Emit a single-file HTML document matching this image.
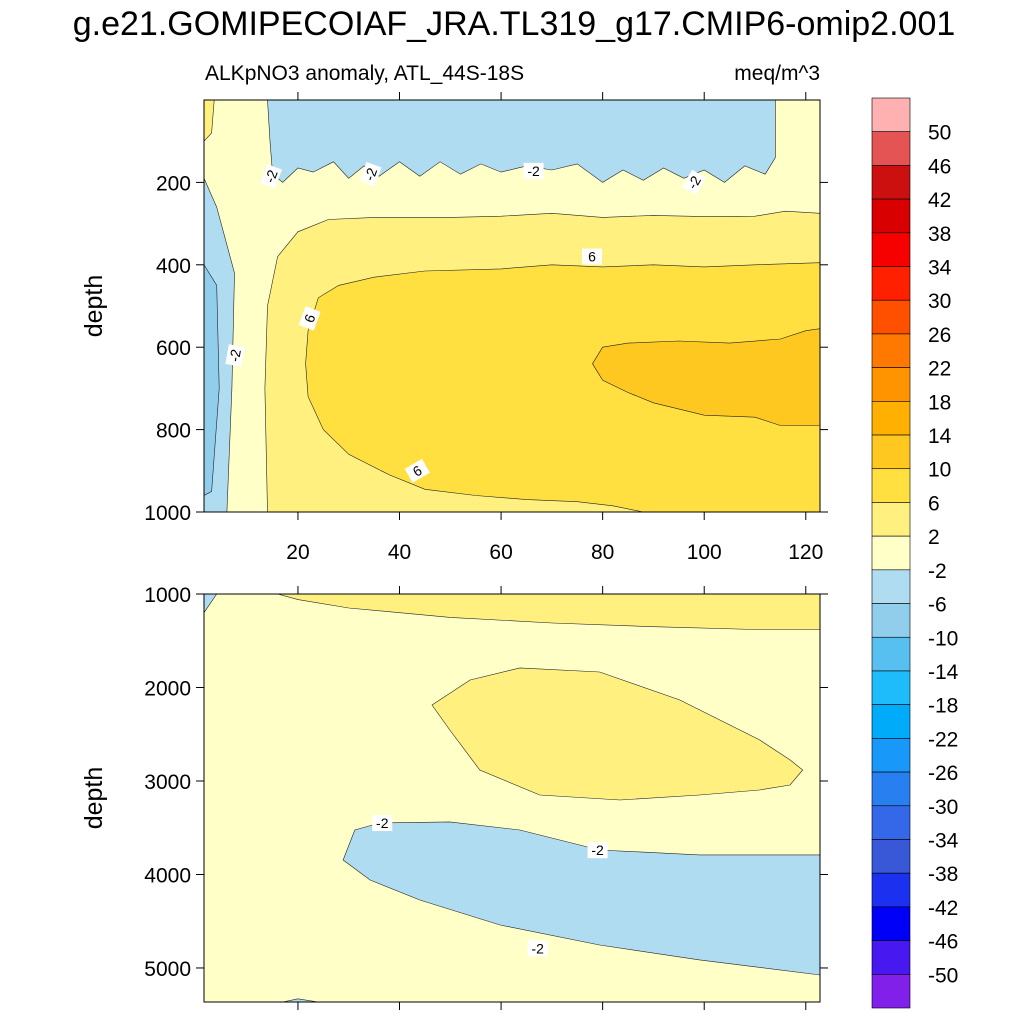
<!DOCTYPE html>
<html><head><meta charset="utf-8"><style>
html,body{margin:0;padding:0;background:#fff;}
svg{display:block;font-family:"Liberation Sans",sans-serif;}
</style></head><body>
<svg id="chart" width="1024" height="1024" viewBox="0 0 1024 1024" xmlns="http://www.w3.org/2000/svg">
<text x="514" y="35" font-size="34" text-anchor="middle">g.e21.GOMIPECOIAF_JRA.TL319_g17.CMIP6-omip2.001</text>
<text x="205" y="80" font-size="21">ALKpNO3 anomaly, ATL_44S-18S</text>
<text x="820" y="80" font-size="21" text-anchor="end">meq/m^3</text>
<g id="top"></g>
<g id="bot"></g>
<g id="cbar"></g>
</svg>
<script>
const levelLabels=[50,46,42,38,34,30,26,22,18,14,10,6,2,-2,-6,-10,-14,-18,-22,-26,-30,-34,-38,-42,-46,-50];
const levelColors=["#ffb0b0","#e45454","#cc1010","#d80000","#f60000","#ff2000","#ff5000","#ff7800","#ff9400","#ffb000","#ffc820","#ffe040","#fff080","#ffffc8","#b0dcf2","#90ceec","#58c0f0","#1ebcfa","#00acfa","#1898f8","#2880f0","#3468e8","#3858d8","#1c30f0","#0000f8","#4818f0","#8020e8"];
const xTicks=[20,40,60,80,100,120];
const topTicks=[200,400,600,800,1000];
const botTicks=[1000,2000,3000,4000,5000];
// contour regions: [fill level index, points [x, depth]]
const topRegions=[
 [14,[[14,0],[14.5,100],[15,180],[17,200],[20,165],[23,175],[27,150],[30,190],[33,160],[36,185],[40,150],[44,185],[48,150],[52,180],[56,155],[60,175],[65,160],[70,170],[75,155],[80,200],[84,170],[88,195],[92,165],[96,190],[100,170],[104,200],[108,160],[112,180],[114,140],[114,0]]],
 [14,[[1.5,190],[4,260],[7.5,420],[7,700],[6,1000],[1.5,1000]]],
 [15,[[1.5,400],[4,450],[4.5,700],[3,950],[1.5,960]]],
 [12,[[1.5,0],[3.5,0],[3,80],[1.5,100]]],
 [12,[[14,1000],[13.5,700],[14,500],[16,380],[20,320],[26,290],[35,285],[50,285],[60,282],[70,275],[80,285],[90,280],[100,283],[110,282],[116,270],[122.8,275],[122.8,1000]]],
 [11,[[22,560],[24,480],[28,450],[35,430],[45,415],[60,410],[70,400],[80,405],[90,400],[100,405],[110,400],[122.8,395],[122.8,1000],[88,1000],[82,985],[75,975],[65,970],[55,960],[45,945],[38,910],[30,860],[25,800],[22,720],[21.5,640]]],
 [10,[[78,640],[80,600],[85,590],[95,585],[105,590],[115,580],[120,560],[122.8,555],[122.8,790],[115,790],[110,770],[100,765],[90,735],[85,710],[80,680]]]
];
const botRegions=[
 [12,[[16,1000],[20,1060],[30,1150],[50,1250],[70,1310],[90,1350],[110,1380],[122.8,1380],[122.8,1000]]],
 [14,[[1.5,1000],[4,1000],[1.5,1200]]],
 [12,[[46.4,2187],[53.9,1920],[63.7,1790],[79.4,1834],[95.2,2134],[110.9,2561],[116.9,2775],[119.4,2882],[116.9,3043],[110.9,3096],[99.1,3150],[83.4,3203],[67.6,3150],[55.8,2882],[49.9,2455]]],
 [14,[[28.9,3845],[31.2,3524],[36.1,3449],[49.9,3438],[63.7,3524],[79.4,3738],[99.1,3791],[122.8,3791],[122.8,5075],[99.1,4914],[79.4,4754],[59.8,4540],[44,4273],[34.2,4059]]],
 [14,[[17,5364],[20,5330],[24,5364]]]
];
const topLabels=[["-2",14.7,185,-70],["-2",34.3,180,-70],["-2",66.4,172,0],["-2",98,200,-60],["-2",7.6,620,-80],["6",22.3,530,-70],["6",77.9,380,0],["6",43.5,900,-30]];
const botLabels=[["-2",36.6,3450,0],["-2",79,3740,0],["-2",67.2,4790,0]];

const NS="http://www.w3.org/2000/svg";
const X0=204,X1=820,XD0=1.5,XD1=122.8;
const sx=v=>X0+(v-XD0)*(X1-X0)/(XD1-XD0);
function mk(tag,attrs,parent){const e=document.createElementNS(NS,tag);for(const k in attrs)e.setAttribute(k,attrs[k]);parent.appendChild(e);return e;}
function panel(g,top,bot,d0,d1,regions,labels,ticks,showX,name){
 const sy=d=>top+(d-d0)*(bot-top)/(d1-d0);
 const bg=mk("rect",{x:X0,y:top,width:X1-X0,height:bot-top,fill:levelColors[13]},g);
 
 
 const cp=mk("clipPath",{id:name+"clip"},g);mk("rect",{x:X0,y:top,width:X1-X0,height:bot-top},cp);
 const cg=mk("g",{"clip-path":"url(#"+name+"clip)"},g);
 regions.forEach((r,i)=>{
  const p=mk("polygon",{points:r[1].map(q=>sx(q[0]).toFixed(1)+","+sy(q[1]).toFixed(1)).join(" "),fill:levelColors[r[0]],stroke:"#222","stroke-width":0.6},cg);
  
  
 });
 labels.forEach(l=>{
  const lg=mk("g",{transform:`translate(${sx(l[1])},${sy(l[2])}) rotate(${l[3]})`},g);
  
  
  mk("rect",{x:-10,y:-8,width:20,height:16,fill:"#fff"},lg);
  const t=mk("text",{x:0,y:5,"font-size":14,"text-anchor":"middle"},lg);t.textContent=l[0];
 });
 const fr=mk("rect",{x:X0,y:top,width:X1-X0,height:bot-top,fill:"none",stroke:"#000","stroke-width":1},g);
 
 
 ticks.forEach(t=>{
  const y=sy(t);
  mk("line",{x1:X0-8,y1:y,x2:X0,y2:y,stroke:"#000"},g);
  mk("line",{x1:X1,y1:y,x2:X1+8,y2:y,stroke:"#000"},g);
  const tx=mk("text",{x:X0-13,y:y+8,"font-size":21,"text-anchor":"end"},g);tx.textContent=t;
  
  
 });
 xTicks.forEach(t=>{
  const x=sx(t);
  mk("line",{x1:x,y1:bot,x2:x,y2:bot+8,stroke:"#000"},g);
  mk("line",{x1:x,y1:top-8,x2:x,y2:top,stroke:"#000"},g);
  if(showX){const tx=mk("text",{x:x,y:bot+47,"font-size":21,"text-anchor":"middle"},g);tx.textContent=t;
   
   }
 });
 const yl=mk("text",{x:0,y:0,"font-size":25,"text-anchor":"middle",transform:`translate(102,${(top+bot)/2}) rotate(-90)`},g);
 yl.textContent="depth";
 
 
}
panel(document.getElementById("top"),100,512,0,1000,topRegions,topLabels,topTicks,true,"top");
panel(document.getElementById("bot"),594,1002,1000,5364,botRegions,botLabels,botTicks,false,"bottom");
const cb=document.getElementById("cbar");
const CT=98,CB=1008,h=(CB-CT)/levelColors.length;
levelColors.forEach((c,i)=>{
 const r=mk("rect",{x:872,y:CT+i*h,width:38,height:h,fill:c,stroke:"#000","stroke-width":0.6},cb);
 
 
});
levelLabels.forEach((v,i)=>{
 const t=mk("text",{x:928,y:CT+(i+1)*h+8,"font-size":21},cb);t.textContent=v;
 
 
});
</script>
</body></html>
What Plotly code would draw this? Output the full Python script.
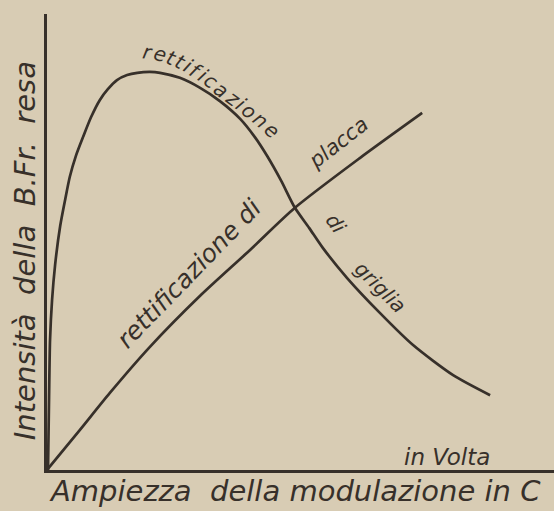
import math
import plotly.graph_objects as go

# ---- data (arbitrary units) ----
griglia_x = [0.02, 0.04, 0.06, 0.10, 0.16, 0.26, 0.36, 0.45, 0.57, 0.71, 0.87, 1.04, 1.20, 1.38, 1.58, 1.78,
             2.03, 2.23, 2.62, 3.02, 3.41, 3.81, 4.10, 4.34, 4.62, 4.89, 5.17, 5.44, 5.92, 6.57, 7.22, 8.01, 8.74]
griglia_y = [0.00, 1.54, 2.85, 3.73, 4.50, 5.35, 5.94, 6.43, 6.89, 7.30, 7.74, 8.11, 8.35, 8.55, 8.66, 8.71,
             8.73, 8.71, 8.60, 8.38, 8.09, 7.70, 7.30, 6.89, 6.34, 5.75, 5.31, 4.87, 4.21, 3.44, 2.74, 2.08, 1.64]

placca_x = [0.00, 0.65, 1.24, 2.03, 3.02, 4.00, 4.89, 6.17, 7.40]
placca_y = [0.00, 0.88, 1.69, 2.70, 3.82, 4.82, 5.75, 6.84, 7.83]

# letters of the curved label along the grid curve
arc_letters = list("rettificazione")
arc_x = [1.99, 2.23, 2.46, 2.64, 2.79, 2.93, 3.07, 3.23, 3.44, 3.66, 3.82, 3.99, 4.21, 4.43]
arc_y = [9.17, 9.12, 9.04, 8.95, 8.86, 8.76, 8.66, 8.52, 8.34, 8.16, 8.03, 7.87, 7.67, 7.46]

X_RANGE = [0, 10]
Y_RANGE = [0, 10]
W, H = 554, 511
ML, MR, MT, MB = 47, 0, 14, 41

BG = "#d8ccb4"
INK = "#37302a"
FONT = "DejaVu Sans"

fig = go.Figure()
fig.add_trace(go.Scatter(x=griglia_x, y=griglia_y, mode="lines",
                         line=dict(color=INK, width=2.7, shape="spline", smoothing=0.7),
                         hoverinfo="skip"))
fig.add_trace(go.Scatter(x=placca_x, y=placca_y, mode="lines",
                         line=dict(color=INK, width=2.7, shape="spline", smoothing=0.7),
                         hoverinfo="skip"))

# pixel scale for computing letter angles
sx = (W - ML - MR) / (X_RANGE[1] - X_RANGE[0])
sy = (H - MT - MB) / (Y_RANGE[1] - Y_RANGE[0])

annotations = []
n = len(arc_letters)
for i, ch in enumerate(arc_letters):
    a = max(i - 1, 0)
    b = min(i + 1, n - 1)
    dx = (arc_x[b] - arc_x[a]) * sx
    dy = (arc_y[b] - arc_y[a]) * sy
    ang = -math.degrees(math.atan2(dy, dx))
    annotations.append(dict(x=arc_x[i], y=arc_y[i], xref="x", yref="y", text=ch,
                            showarrow=False, textangle=ang, xanchor="center", yanchor="middle",
                            font=dict(family=FONT, size=20, color=INK, style="italic")))


def lab(text, x, y, angle, size=20):
    annotations.append(dict(x=x, y=y, xref="x", yref="y", text=text, showarrow=False,
                            textangle=angle, xanchor="center", yanchor="middle",
                            font=dict(family=FONT, size=size, color=INK, style="italic")))


lab("rettificazione di", 2.80, 4.32, -46, 25)
lab("placca", 5.74, 7.17, -38, 21)
lab("di", 5.70, 5.39, 55, 20)
lab("griglia", 6.57, 4.01, 45, 20)
lab("in Volta", 7.89, 0.285, 0, 23)

annotations.append(dict(x=0.489, y=-0.046, xref="paper", yref="paper",
                        xanchor="center", yanchor="middle",
                        text="Ampiezza&nbsp; della modulazione in C", showarrow=False,
                        font=dict(family=FONT, size=29, color=INK, style="italic")))
annotations.append(dict(x=-0.0434, y=0.482, xref="paper", yref="paper",
                        xanchor="center", yanchor="middle",
                        text="Intensità&nbsp; della&nbsp; B.Fr.&nbsp; resa",
                        showarrow=False, textangle=-90,
                        font=dict(family=FONT, size=29, color=INK, style="italic")))

fig.update_layout(
    width=W, height=H,
    margin=dict(l=ML, r=MR, t=MT, b=MB),
    paper_bgcolor=BG, plot_bgcolor=BG,
    showlegend=False,
    xaxis=dict(range=X_RANGE, showgrid=False, zeroline=False, showticklabels=False,
               ticks="", showline=True, linecolor=INK, linewidth=2.5, fixedrange=True),
    yaxis=dict(range=Y_RANGE, showgrid=False, zeroline=False, showticklabels=False,
               ticks="", showline=True, linecolor=INK, linewidth=2.5, fixedrange=True),
    annotations=annotations,
)

fig.write_html("out.html", config={"displayModeBar": False},
               post_script="document.body.style.margin='0px';document.body.style.overflow='hidden';")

# # # #

> [Set task] Pick out and copy the lines of the material that include the word "this".

> [Task output]
Emit a single-file HTML document matching this image.
What Plotly code would draw this? Output the full Python script.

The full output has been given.